==== Records shown ====

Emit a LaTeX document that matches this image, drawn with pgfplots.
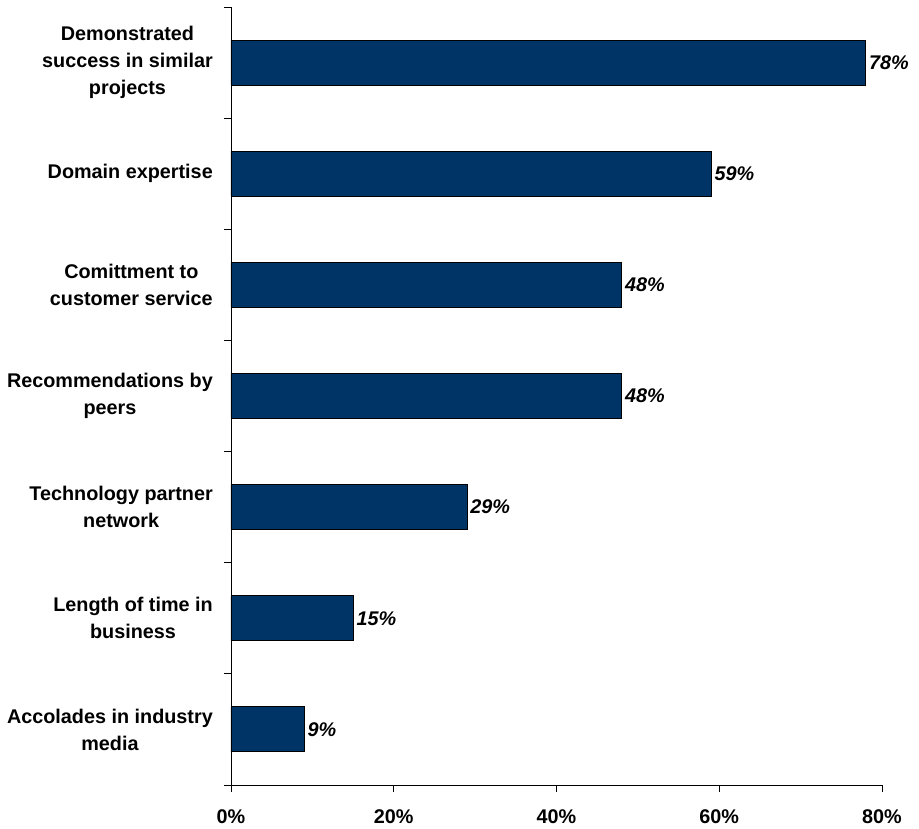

====
==== Records shown ====

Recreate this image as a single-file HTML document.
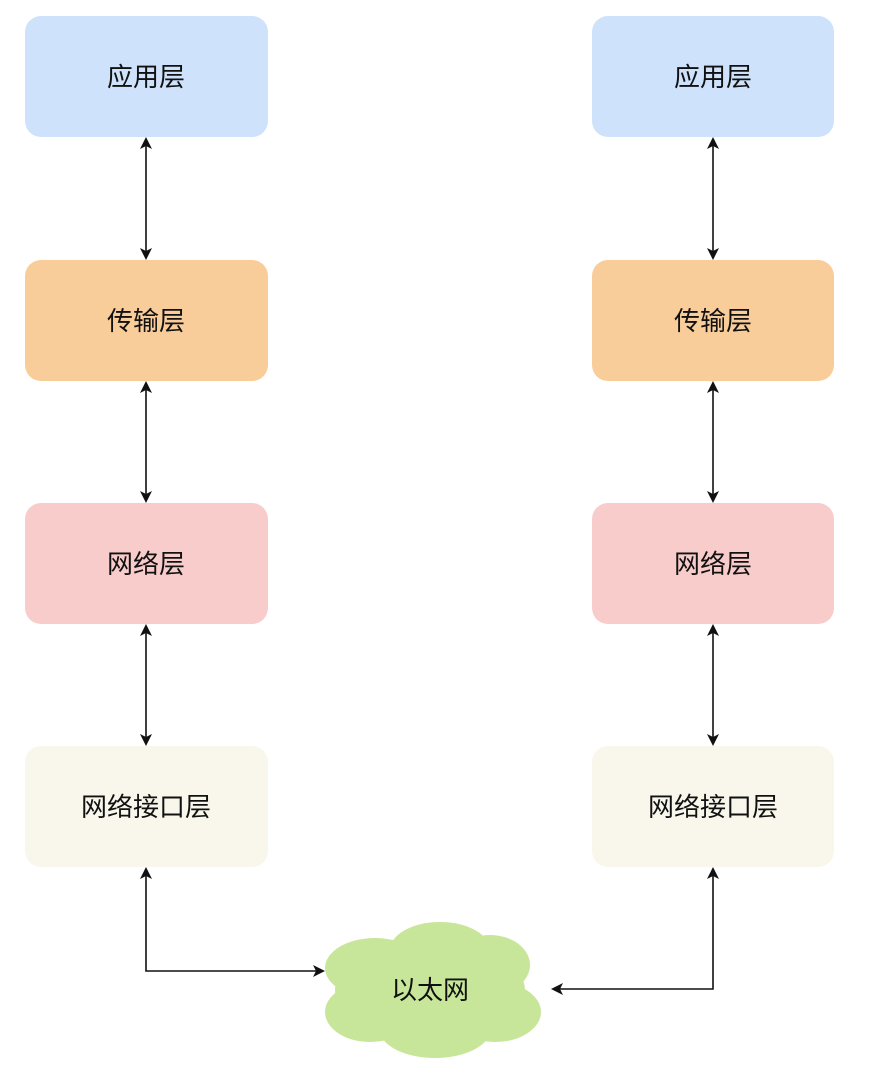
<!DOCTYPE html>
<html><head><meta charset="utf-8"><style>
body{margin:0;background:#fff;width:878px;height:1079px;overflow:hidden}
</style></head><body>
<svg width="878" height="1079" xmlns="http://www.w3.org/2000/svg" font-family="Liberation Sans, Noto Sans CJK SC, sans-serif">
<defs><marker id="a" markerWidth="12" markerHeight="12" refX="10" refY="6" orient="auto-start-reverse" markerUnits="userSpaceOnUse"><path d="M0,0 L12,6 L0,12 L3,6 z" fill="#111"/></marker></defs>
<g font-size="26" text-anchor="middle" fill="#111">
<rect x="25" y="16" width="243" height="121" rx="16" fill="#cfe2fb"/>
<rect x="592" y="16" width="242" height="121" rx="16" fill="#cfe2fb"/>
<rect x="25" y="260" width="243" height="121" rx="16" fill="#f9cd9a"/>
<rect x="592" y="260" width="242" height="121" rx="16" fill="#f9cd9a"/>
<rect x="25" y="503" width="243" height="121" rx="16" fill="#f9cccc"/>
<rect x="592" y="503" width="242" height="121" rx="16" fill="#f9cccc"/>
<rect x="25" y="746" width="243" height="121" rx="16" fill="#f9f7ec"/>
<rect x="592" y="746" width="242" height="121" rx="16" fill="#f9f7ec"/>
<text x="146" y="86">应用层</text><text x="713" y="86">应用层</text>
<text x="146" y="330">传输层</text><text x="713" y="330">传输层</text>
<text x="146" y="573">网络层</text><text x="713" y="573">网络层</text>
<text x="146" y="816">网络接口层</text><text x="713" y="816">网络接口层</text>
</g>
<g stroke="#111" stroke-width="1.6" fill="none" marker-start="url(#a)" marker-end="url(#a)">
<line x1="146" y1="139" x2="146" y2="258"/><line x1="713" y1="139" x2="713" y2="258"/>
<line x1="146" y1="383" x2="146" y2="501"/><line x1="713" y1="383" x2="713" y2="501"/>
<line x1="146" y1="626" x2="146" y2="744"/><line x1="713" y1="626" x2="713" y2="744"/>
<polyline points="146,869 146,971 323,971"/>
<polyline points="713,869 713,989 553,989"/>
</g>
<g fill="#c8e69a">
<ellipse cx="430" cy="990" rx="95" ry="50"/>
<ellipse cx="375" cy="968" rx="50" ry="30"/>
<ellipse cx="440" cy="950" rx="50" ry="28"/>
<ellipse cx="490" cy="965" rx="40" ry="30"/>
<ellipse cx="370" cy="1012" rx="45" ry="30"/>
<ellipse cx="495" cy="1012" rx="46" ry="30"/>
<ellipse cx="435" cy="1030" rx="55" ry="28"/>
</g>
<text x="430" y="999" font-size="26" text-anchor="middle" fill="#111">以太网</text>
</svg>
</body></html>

====
==== Records shown ====

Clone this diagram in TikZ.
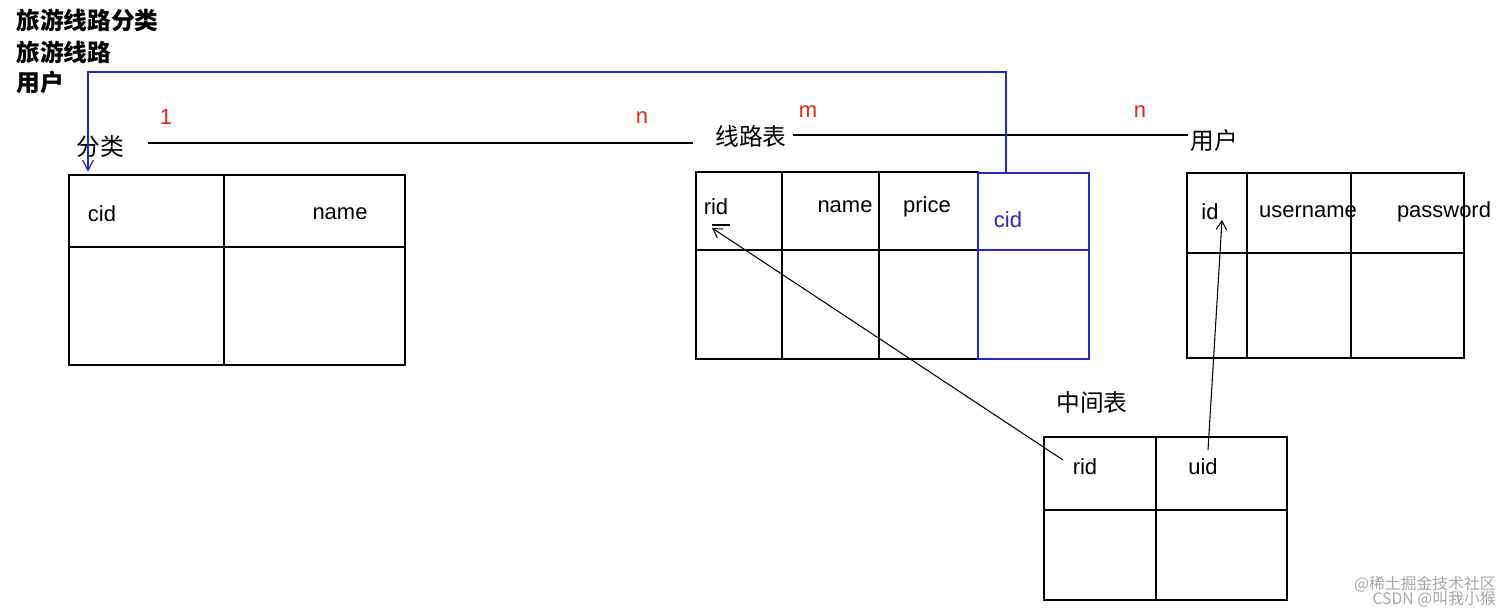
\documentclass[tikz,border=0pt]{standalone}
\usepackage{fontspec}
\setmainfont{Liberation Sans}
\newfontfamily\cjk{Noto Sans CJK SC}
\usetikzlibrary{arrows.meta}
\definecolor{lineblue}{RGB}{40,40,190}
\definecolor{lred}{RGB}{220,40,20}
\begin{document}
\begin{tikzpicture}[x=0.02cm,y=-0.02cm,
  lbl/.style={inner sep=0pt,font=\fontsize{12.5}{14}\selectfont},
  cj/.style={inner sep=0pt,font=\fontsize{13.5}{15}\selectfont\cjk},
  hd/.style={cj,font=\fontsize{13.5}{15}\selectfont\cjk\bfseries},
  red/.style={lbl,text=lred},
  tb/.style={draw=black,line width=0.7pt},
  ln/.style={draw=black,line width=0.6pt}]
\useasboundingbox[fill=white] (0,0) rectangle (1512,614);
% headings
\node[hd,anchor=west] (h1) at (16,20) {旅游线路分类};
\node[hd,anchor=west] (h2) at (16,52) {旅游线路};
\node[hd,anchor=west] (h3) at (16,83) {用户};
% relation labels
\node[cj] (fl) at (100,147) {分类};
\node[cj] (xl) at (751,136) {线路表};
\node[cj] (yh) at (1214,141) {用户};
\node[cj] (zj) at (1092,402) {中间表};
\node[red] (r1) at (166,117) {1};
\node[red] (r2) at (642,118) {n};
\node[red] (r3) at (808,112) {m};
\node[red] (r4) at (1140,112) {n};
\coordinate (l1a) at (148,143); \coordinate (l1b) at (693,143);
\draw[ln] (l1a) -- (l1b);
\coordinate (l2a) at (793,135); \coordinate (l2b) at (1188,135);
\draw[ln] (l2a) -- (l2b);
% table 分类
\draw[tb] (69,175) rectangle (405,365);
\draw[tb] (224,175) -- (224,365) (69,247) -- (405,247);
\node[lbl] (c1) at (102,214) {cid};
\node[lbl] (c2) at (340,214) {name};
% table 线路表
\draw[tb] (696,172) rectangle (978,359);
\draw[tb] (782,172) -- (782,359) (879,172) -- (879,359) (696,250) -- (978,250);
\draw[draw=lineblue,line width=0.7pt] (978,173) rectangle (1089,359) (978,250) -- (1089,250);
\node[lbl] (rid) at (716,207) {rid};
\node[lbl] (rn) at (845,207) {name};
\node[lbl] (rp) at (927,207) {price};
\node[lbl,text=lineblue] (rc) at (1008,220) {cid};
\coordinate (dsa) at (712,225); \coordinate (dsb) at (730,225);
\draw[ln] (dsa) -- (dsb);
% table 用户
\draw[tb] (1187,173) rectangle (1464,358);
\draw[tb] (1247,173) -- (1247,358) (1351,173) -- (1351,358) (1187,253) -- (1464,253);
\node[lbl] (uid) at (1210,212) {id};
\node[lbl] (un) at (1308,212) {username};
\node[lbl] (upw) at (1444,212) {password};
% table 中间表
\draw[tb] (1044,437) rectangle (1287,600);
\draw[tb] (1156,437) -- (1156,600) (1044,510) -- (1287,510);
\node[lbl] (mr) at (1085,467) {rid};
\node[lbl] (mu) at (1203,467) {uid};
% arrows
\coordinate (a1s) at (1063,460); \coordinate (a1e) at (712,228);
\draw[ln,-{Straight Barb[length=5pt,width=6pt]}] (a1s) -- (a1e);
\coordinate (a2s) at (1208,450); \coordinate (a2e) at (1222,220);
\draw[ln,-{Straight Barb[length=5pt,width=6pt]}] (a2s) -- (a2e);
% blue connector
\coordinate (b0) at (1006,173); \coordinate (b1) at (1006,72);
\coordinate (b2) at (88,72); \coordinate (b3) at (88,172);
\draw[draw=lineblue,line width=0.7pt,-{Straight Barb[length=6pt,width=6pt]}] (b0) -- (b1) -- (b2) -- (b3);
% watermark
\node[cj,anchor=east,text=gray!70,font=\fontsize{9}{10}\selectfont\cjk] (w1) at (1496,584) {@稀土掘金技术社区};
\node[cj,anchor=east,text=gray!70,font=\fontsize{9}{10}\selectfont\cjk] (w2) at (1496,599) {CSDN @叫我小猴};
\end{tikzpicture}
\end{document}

====

Goal of the exercise:
Gather and return every line that holds the string "image".

Finished task:
Emit a LaTeX document that matches this image, drawn with pgfplots.
Recreate this image as a single-file HTML document.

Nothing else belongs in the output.